Now, how do you feel? You’re going to get a “consequence” if you don’t fix the flat. But, can you fix the flat? No, you’re still in the same position you were moments before. You don’t have the tools that you need to do the job. And perhaps even more frustrating, the person you thought would help you is threatening you instead, and leaving you on your own to figure out what to do.
“Sure,” you may think, “threats of punishment can be very de-motivating.” So, let’s imagine further that another police car drives up, and this officer says, “No, no, let’s not punish for a flat tire. This person needs some positive motivation. Tell you what: you get that flat tire fixed in the next 30 minutes and we’ll give you a $5000 dollars. And, here's a mat to kneel on while you fix it.”
Are you able now to fix your flat? No. You still don’t have the tools. And, you are likely becoming highly frustrated, perhaps agitated, and even less able to think of a solution to your problem. The only “help” offered by the authority figures is threats or promises, and an unhelpful solution. But none of that actually gives you what you need to fix the flat.
This is the position our kids find themselves in frequently. Unable to accomplish a task, and feeling hounded by authority figures that, instead of helping, impose rewards and punishments. Is it really any wonder that they begin to give up, fight back, become oppositional and have meltdowns? Not really, if you realize that they simply do not have the skills to do what is expected of them.
So, does this mean we just stop expecting? No, we keep our high expectations for our children and we help them acquire the skills they need to accomplish what they need to do.
There are many roads to skills teaching, and CPS is an excellent choice. While working together with an adult to find solutions to problems, kids gain skills in frustration tolerance, cognitive flexibility and problem-solving. These are life-long skills that will also help them learn to comply with directions and figure out what to do when they are having difficulties. And, perhaps most importantly, it will help them keep their cool when problems arise.

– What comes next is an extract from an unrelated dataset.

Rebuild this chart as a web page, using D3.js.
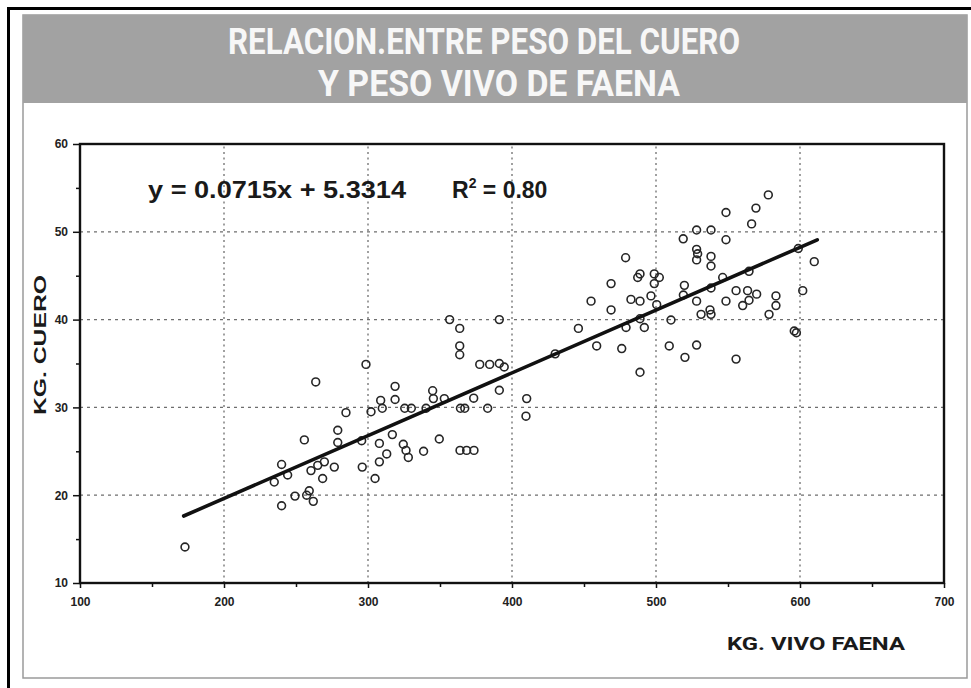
<!DOCTYPE html>
<html>
<head>
<meta charset="utf-8">
<script src="https://cdn.jsdelivr.net/npm/d3@7"></script>
<style>
  body { margin: 0; background: #fff; }
  svg { display: block; }
</style>
</head>
<body>
<svg id="chart" width="971" height="688"></svg>
<script>
// data
var titleLines = ["RELACION.ENTRE PESO DEL CUERO", "Y PESO VIVO DE FAENA"];
var xTicks = [100, 200, 300, 400, 500, 600, 700];
var yTicks = [10, 20, 30, 40, 50, 60];
var xGrid = [200, 300, 400, 500, 600];
var yGrid = [20, 30, 40, 50];
var fit = { slope: 0.0715, intercept: 5.3314, r2: "0.80", from: 172, to: 612 };

var pesoVivo = [
  172.9, 240.0, 249.3, 257.4, 259.2, 262.0, 234.9, 244.2, 240.0, 260.4,
  265.1, 269.7, 276.6, 268.5, 255.8, 279.0, 279.0, 263.7, 298.6, 318.8,
  308.8, 318.8, 309.9, 302.1, 284.7, 325.5, 330.1, 340.3, 344.9, 345.4,
  353.0, 295.6, 307.9, 316.9, 324.5, 326.4, 328.0, 338.6, 349.5, 313.0,
  307.9, 296.0, 304.9, 356.7, 391.2, 363.7, 363.7, 363.7, 377.6, 384.5,
  391.2, 394.6, 373.4, 391.2, 364.2, 367.2, 383.1, 410.2, 409.7, 363.9,
  368.5, 373.6, 430.0, 446.1, 454.9, 458.8, 468.8, 468.8, 476.2, 478.9,
  482.6, 488.9, 487.3, 488.9, 479.2, 488.9, 491.9, 488.9, 496.5, 498.8,
  502.3, 498.8, 500.5, 509.2, 510.4, 519.7, 520.1, 518.9, 528.2, 528.2,
  528.2, 528.2, 528.2, 578.0, 569.4, 548.6, 566.4, 538.2, 548.6, 528.9,
  538.2, 538.2, 609.9, 598.8, 564.6, 546.3, 519.0, 538.2, 555.6, 548.6,
  563.6, 569.9, 564.6, 560.2, 583.3, 583.3, 578.5, 531.3, 538.2, 537.5,
  601.9, 596.0, 597.5, 555.6
];
var pesoCuero = [
  14.1, 18.8, 19.9, 20.0, 20.5, 19.3, 21.5, 22.3, 23.5, 22.8,
  23.4, 23.8, 23.2, 21.9, 26.3, 27.4, 26.0, 32.9, 34.9, 32.4,
  30.8, 30.9, 29.9, 29.5, 29.4, 29.9, 29.9, 29.9, 31.9, 31.0,
  31.0, 26.2, 25.9, 26.9, 25.8, 25.1, 24.3, 25.0, 26.4, 24.7,
  23.8, 23.2, 21.9, 40.0, 40.0, 39.0, 37.0, 36.0, 34.9, 34.9,
  35.0, 34.6, 31.05, 31.95, 29.9, 29.9, 29.9, 31.0, 29.0, 25.1,
  25.1, 25.1, 36.1, 39.0, 42.1, 37.0, 44.1, 41.1, 36.7, 47.05,
  42.3, 42.1, 44.8, 45.2, 39.1, 40.1, 39.1, 34.0, 42.7, 45.2,
  44.8, 44.1, 41.7, 37.0, 39.95, 43.9, 35.7, 49.2, 50.2, 48.0,
  46.8, 42.1, 37.1, 54.2, 52.7, 52.2, 50.9, 50.2, 49.1, 47.5,
  47.2, 46.1, 46.6, 48.1, 45.5, 44.8, 42.8, 43.6, 43.3, 42.1,
  43.3, 42.9, 42.2, 41.6, 42.7, 41.6, 40.6, 40.6, 40.6, 41.1,
  43.3, 38.7, 38.5, 35.5
];

var svg = d3.select("#chart");

// outer frame (scan border)
svg.append("path")
  .attr("d", "M8.5,688 V8.5 H971")
  .attr("fill", "none").attr("stroke", "#000").attr("stroke-width", 3);

// inner frame + grey header
svg.append("rect")
  .attr("x", 23).attr("y", 15).attr("width", 944).attr("height", 663)
  .attr("fill", "#fff").attr("stroke", "#9a9a9a").attr("stroke-width", 1.5);
svg.append("rect")
  .attr("x", 23).attr("y", 15).attr("width", 944).attr("height", 88)
  .attr("fill", "#a2a2a2");

// title
svg.append("g")
  .selectAll("text")
  .data(titleLines)
  .join("text")
  .attr("text-anchor", "middle")
  .attr("font-family", "Roboto, 'Open Sans', sans-serif")
  .attr("font-weight", "bold")
  .attr("font-size", 36)
  .attr("fill", "#f7f7f7")
  .attr("x", (d, i) => i ? 499 : 484)
  .attr("y", (d, i) => i ? 96 : 53.5)
  .attr("textLength", (d, i) => i ? 362 : 512)
  .attr("lengthAdjust", "spacingAndGlyphs")
  .text(d => d);

var x = d3.scaleLinear().domain([100, 700]).range([80, 944]);
var y = d3.scaleLinear().domain([10, 60]).range([583, 144]);

// grid
svg.append("g")
  .selectAll("line")
  .data(yGrid)
  .join("line")
  .attr("x1", x(100)).attr("x2", x(700))
  .attr("y1", d => y(d)).attr("y2", d => y(d))
  .attr("stroke", "#6e6e6e").attr("stroke-width", 1.3)
  .attr("stroke-dasharray", "3,4");
svg.append("g")
  .selectAll("line")
  .data(xGrid)
  .join("line")
  .attr("y1", y(10)).attr("y2", y(60))
  .attr("x1", d => x(d)).attr("x2", d => x(d))
  .attr("stroke", "#6e6e6e").attr("stroke-width", 1.3)
  .attr("stroke-dasharray", "2,3.5");

// axes
var tickFont = g => g.selectAll("text")
  .attr("font-family", "Arial, 'Liberation Sans', sans-serif")
  .attr("font-weight", "bold")
  .attr("font-size", 12)
  .attr("fill", "#222");

svg.append("g")
  .attr("transform", `translate(0,${y(10)})`)
  .call(d3.axisBottom(x).tickValues(d3.range(150, 700, 100)).tickSize(4).tickFormat(""))
  .call(g => g.select(".domain").remove())
  .selectAll("line").attr("stroke", "#111").attr("stroke-width", 1.5);
svg.append("g")
  .attr("transform", `translate(0,${y(10)})`)
  .call(d3.axisBottom(x).tickValues(xTicks).tickSize(5).tickPadding(9))
  .call(g => g.select(".domain").remove())
  .call(g => g.selectAll("line").attr("stroke", "#111").attr("stroke-width", 1.5))
  .call(tickFont);

svg.append("g")
  .attr("transform", `translate(${x(100)},0)`)
  .call(d3.axisLeft(y).tickValues(d3.range(15, 60, 10)).tickSize(4).tickFormat(""))
  .call(g => g.select(".domain").remove())
  .selectAll("line").attr("stroke", "#111").attr("stroke-width", 1.5);
svg.append("g")
  .attr("transform", `translate(${x(100)},0)`)
  .call(d3.axisLeft(y).tickValues(yTicks).tickSize(7).tickPadding(5))
  .call(g => g.select(".domain").remove())
  .call(g => g.selectAll("line").attr("stroke", "#111").attr("stroke-width", 1.5))
  .call(tickFont);

// plot box
svg.append("rect")
  .attr("x", x(100)).attr("y", y(60))
  .attr("width", x(700) - x(100)).attr("height", y(10) - y(60))
  .attr("fill", "none").attr("stroke", "#111").attr("stroke-width", 2.4);

// points
var pts = pesoVivo.map((v, i) => [v, pesoCuero[i]]);
svg.append("g")
  .selectAll("circle")
  .data(pts)
  .join("circle")
  .attr("cx", d => x(d[0]))
  .attr("cy", d => y(d[1]))
  .attr("r", 3.9)
  .attr("fill", "none")
  .attr("stroke", "#262626")
  .attr("stroke-width", 1.6);

// trend line
var line = d3.line().x(d => x(d)).y(d => y(fit.slope * d + fit.intercept));
svg.append("path")
  .attr("d", line([fit.from, fit.to]))
  .attr("fill", "none")
  .attr("stroke", "#111")
  .attr("stroke-width", 3.6)
  .attr("stroke-linecap", "round");

// equation
var eq = svg.append("g")
  .attr("font-family", "Arial, 'Liberation Sans', sans-serif")
  .attr("font-weight", "bold")
  .attr("fill", "#1a1a1a");
eq.append("text")
  .attr("x", 148).attr("y", 198)
  .attr("font-size", 23)
  .attr("textLength", 258).attr("lengthAdjust", "spacingAndGlyphs")
  .text(`y = ${fit.slope}x + ${fit.intercept}`);
var r2 = eq.append("text").attr("x", 452).attr("y", 198).attr("font-size", 23);
r2.append("tspan").text("R");
r2.append("tspan").attr("font-size", 14).attr("dy", -10).text("2");
r2.append("tspan").attr("dy", 10).text(` = ${fit.r2}`);

// axis titles
svg.append("text")
  .attr("transform", "translate(46,345) rotate(-90)")
  .attr("text-anchor", "middle")
  .attr("font-family", "Arial, 'Liberation Sans', sans-serif")
  .attr("font-weight", "bold")
  .attr("font-size", 17)
  .attr("fill", "#1a1a1a")
  .attr("textLength", 140).attr("lengthAdjust", "spacingAndGlyphs")
  .text("KG. CUERO");

svg.append("text")
  .attr("x", 727).attr("y", 650)
  .attr("font-family", "Roboto, 'Open Sans', sans-serif")
  .attr("font-weight", "bold")
  .attr("font-size", 19)
  .attr("fill", "#1a1a1a")
  .attr("textLength", 178).attr("lengthAdjust", "spacingAndGlyphs")
  .text("KG. VIVO FAENA");
</script>
</body>
</html>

Do yourself and your family a favor by exploring Collaborative Proactive Solutions (also called Collaborative Problem Solving) and learning what a tremendous difference in can make in your lives.
For further reading:
"Changeable: How Collaborative Problem Solving Changes Lives at Home, at School, and at Work" by J. Stuart Ablon, PhD
“The Explosive Child” by Ross Greene, PhD
“Lost at School” by Ross Greene, PhD
Love the flat-tire analogy. That is also how you feel as a parent. There may be a lot of resources out there, but they sure seem difficult to access. Thanks for this post.